Los Angeles worth a special journey

Los Angeles, with a population of 13 Million, the 2nd most populous city in the US after New York, attracts yearly roughly 40 million visitors. Tourist can enjoy their stay here all year round because of its sunny and warm climate. LA has been recognized as the most diverse of the nation’s largest cities. People from 140 countries speaking an estimated 86 different languages currently call the city their home. Known for being the entertainment capital of the world, it also consists of more than 300 museums, countless galleries and shopping opportunities reaching from small vintage stores on Melrose Avenue to exclusive Designer Boutiques in Beverly Hills.
For those folks who rather spend their time in nature, the county offers many semi- wild parks for hikes and a coastline that stretches 75 miles long from Malibu to Long Beach.

Everybody recognizes the nine 45-foot-tall big white lettering that hovers over the city. Originally set up in 1923 to advertise „Hollywoodland“, a local real estate developement, the sign is now an internationally known symbol for America’s entertainment capital. After the letters ‚LAND’ had been removed the sign’s image has been used in countless movies and now represents the place known for being the world’s leader in the creation of television productions, movies, video games and recorded music.

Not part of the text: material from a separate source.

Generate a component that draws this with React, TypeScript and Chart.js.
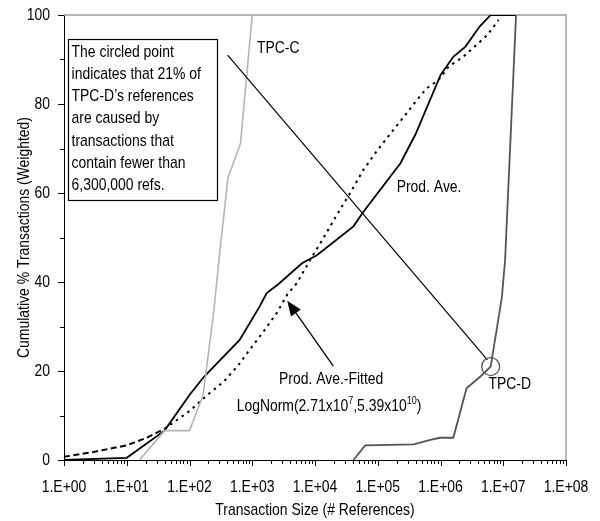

The Walk of Fame tells the story of those who walked the towns many roads of success. While strolling along the long boulevard paved with stars honoring ‚Tinseltown’s’ most outstanding celebrities, visitors enjoy stopping by at Madame Tussauds, the Hollywood and Highland Shopping Center or for lunch at Musso and Frank Grill.

The museum actually consists of two premises. The Getty Center in the hills of Brentwood, which is the primary location welcoming roughly 1.3 million visitors each year, and the Getty Villa in the Pacific Palisades, which was the original ground of the exhibition. The former features a collection of Western art reaching from the Middle Ages to the present, the latter displays artistry from ancient Greece, Rome and Etruria.

The founder, J. Paul Getty, an American industrialist who made a fortune with the Getty Oil Company was a avid collector of antiquities and art which were the basis for the foundation of the museum in 1953. He passed away in 1976 leaving his entire wealth to the J. Paul Getty Museum Trust which is nowadays the world’s wealthiest art institution with an estimated endowment of 5.6 billion.

Today visitors can marvel at the enormous collection of art including paintings by Van Gogh, Monet, Pissarro, Manet, Renoir and Sisley as well as drawings from Leonardo da Vinci, Michelangelo and Raphael. The museum also displays countless aniquities such as greek vases, statues and jewelery, along with illuminated manuscripts, sculptures and photographs.


Fort lauderdale

Fort Lauderdale worth a special journey

The ‚Venice of Florida’, as locals call it is famous for its gateway to the Everglades, the largest subtropical wilderness in the United States. Take airboat ride for some wildlife viewing of alligators, Florida Panthers and wading birds . Or relax on one of the town’s numerous beaches after taking a stroll on the beachfront promenade with its signature white wave wall and brick paved path. Kids will enjoy the Museum of Discovery and Science or ‚Boomers’, an amusement park with rollercoasters, mini golf and bumper boats.